"greubel" wrote:
This is the fastest I've come up with to unescape the characters.
itm = txt.Tokenize( "&" )
txt = ""
for i=0 to itm.Count()-1
fld = itm[i].Tokenize( ";" )
if fld.Count() = 1
if Lcase(fld[0]) = "gt"
fld[0] = ">"
elseif Lcase(fld[0]) = "lt"
fld[0] = "<"
elseif Lcase(fld[0]) = "amp"
fld[0] = "&"
elseif Lcase(fld[0]) = "quot"
fld[0] = Q
else
fld[0] = "&" + itm[i]
end if
else
if Lcase(fld[0]) = "gt"
fld[0] = ">" + fld[1]
elseif Lcase(fld[0]) = "lt"
fld[0] = "<" + fld[1]
elseif Lcase(fld[0]) = "amp"
fld[0] = "&" + fld[1]
elseif Lcase(fld[0]) = "quot"
fld[0] = Q + fld[1]
else
fld[0] = fld[0] + ";" + fld[1]
end if
for j=2 to fld.Count()-1
fld[0] = fld[0] + ";" + fld[j]
end for
end if
txt = txt + fld[0]
end for
Wouldn't it be faster if instead of sequence of comparisons you use dictionary lookup (AKA "rich man's switch()")?
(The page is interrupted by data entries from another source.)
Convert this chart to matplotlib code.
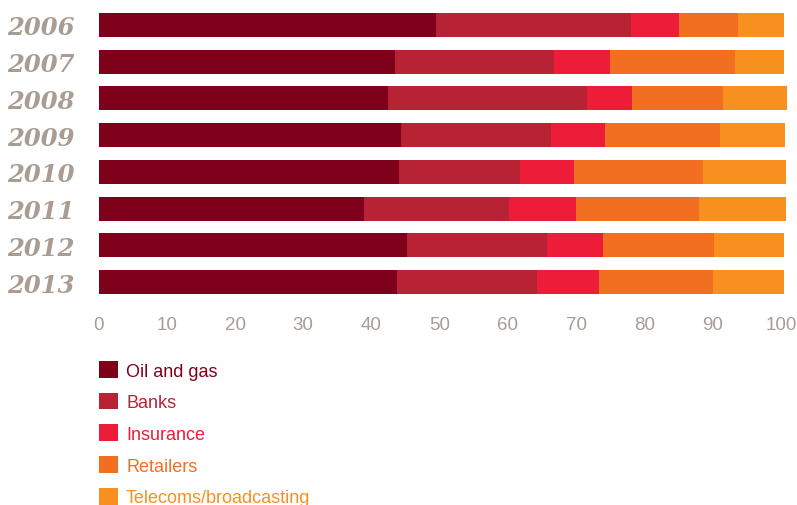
import matplotlib.pyplot as plt
from matplotlib.patches import Patch
import numpy as np

# share of market value by sector, per year (percent)
years = ["2006", "2007", "2008", "2009", "2010", "2011", "2012", "2013"]
sectors = ["Oil and gas", "Banks", "Insurance", "Retailers", "Telecoms/broadcasting"]
oil_gas = [49.4, 43.5, 42.4, 44.3, 44.1, 38.9, 45.2, 43.8]
banks = [28.6, 23.3, 29.2, 22.0, 17.6, 21.3, 20.5, 20.5]
insurance = [7.0, 8.1, 6.6, 7.9, 7.9, 9.8, 8.2, 9.1]
retailers = [8.7, 18.3, 13.3, 16.9, 18.9, 18.0, 16.3, 16.7]
telecoms = [6.7, 7.3, 9.4, 9.5, 12.2, 12.8, 10.3, 10.4]
colors = ["#7f001a", "#b72234", "#ed1c38", "#f26f22", "#f7901f"]
grey = "#a99d93"

W, H = 797, 506
fig = plt.figure(figsize=(W / 100, H / 100), dpi=100)
ax = fig.add_axes([98.5 / W, 1 - 295 / H, (781 - 98.5) / W, (295 - 14) / H])

series = [oil_gas, banks, insurance, retailers, telecoms]
y = np.arange(len(years))
left = np.zeros(len(years))
for vals, col, name in zip(series, colors, sectors):
    ax.barh(y, vals, left=left, height=0.65, color=col, label=name,
            linewidth=0, clip_on=False)
    left += np.array(vals)

ax.set_xlim(0, 100)
ax.set_ylim(len(years) - 1 + 0.325, -0.325)
ax.set_xticks(range(0, 101, 10))
ax.tick_params(axis="x", length=0, pad=16, labelsize=13.5, labelcolor=grey)
ax.set_yticks(y)
ax.set_yticklabels(years, fontfamily="DejaVu Serif", fontweight="bold",
                   fontstyle="italic", fontsize=17.5, color=grey)
ax.tick_params(axis="y", length=0, pad=17)
for lab in ax.get_xticklabels():
    lab.set_fontfamily("Liberation Sans")
for s in ax.spines.values():
    s.set_visible(False)

handles = [Patch(facecolor=c, edgecolor="none") for c in colors]
leg = fig.legend(handles, sectors, loc="upper left",
                 bbox_to_anchor=(99 / W, 1 - 362 / H), frameon=False,
                 prop={"family": "Liberation Sans", "size": 13},
                 handlelength=1.05, handleheight=1.05, handletextpad=0.45,
                 labelspacing=0.73, borderpad=0, borderaxespad=0)
for txt, c in zip(leg.get_texts(), colors):
    txt.set_color(c)

fig.savefig("out.png", dpi=100)
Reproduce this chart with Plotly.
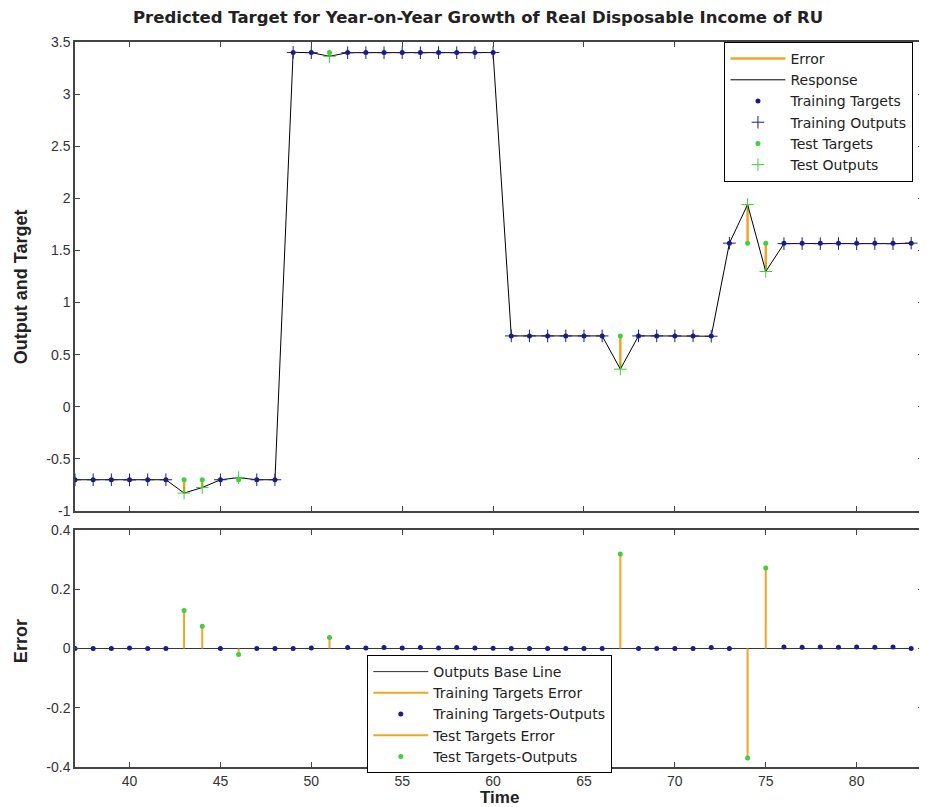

Comes case-insensitive pre-bundled:
BrightScript Debugger> deAmp = {gt:">", lt:"<", amp:"&", quot:chr(34)}
BrightScript Debugger> ? deAmp["GT"]
>
Also, do you guys (+TheEndless) have somewhere posted sample XML against which doing benchmarks? I feel bummed about how roXML
guts texts, i am tempted to write my own parser. from what i gather, currently roXML is so-close-and-yet-completely-useless for parsing XHTML.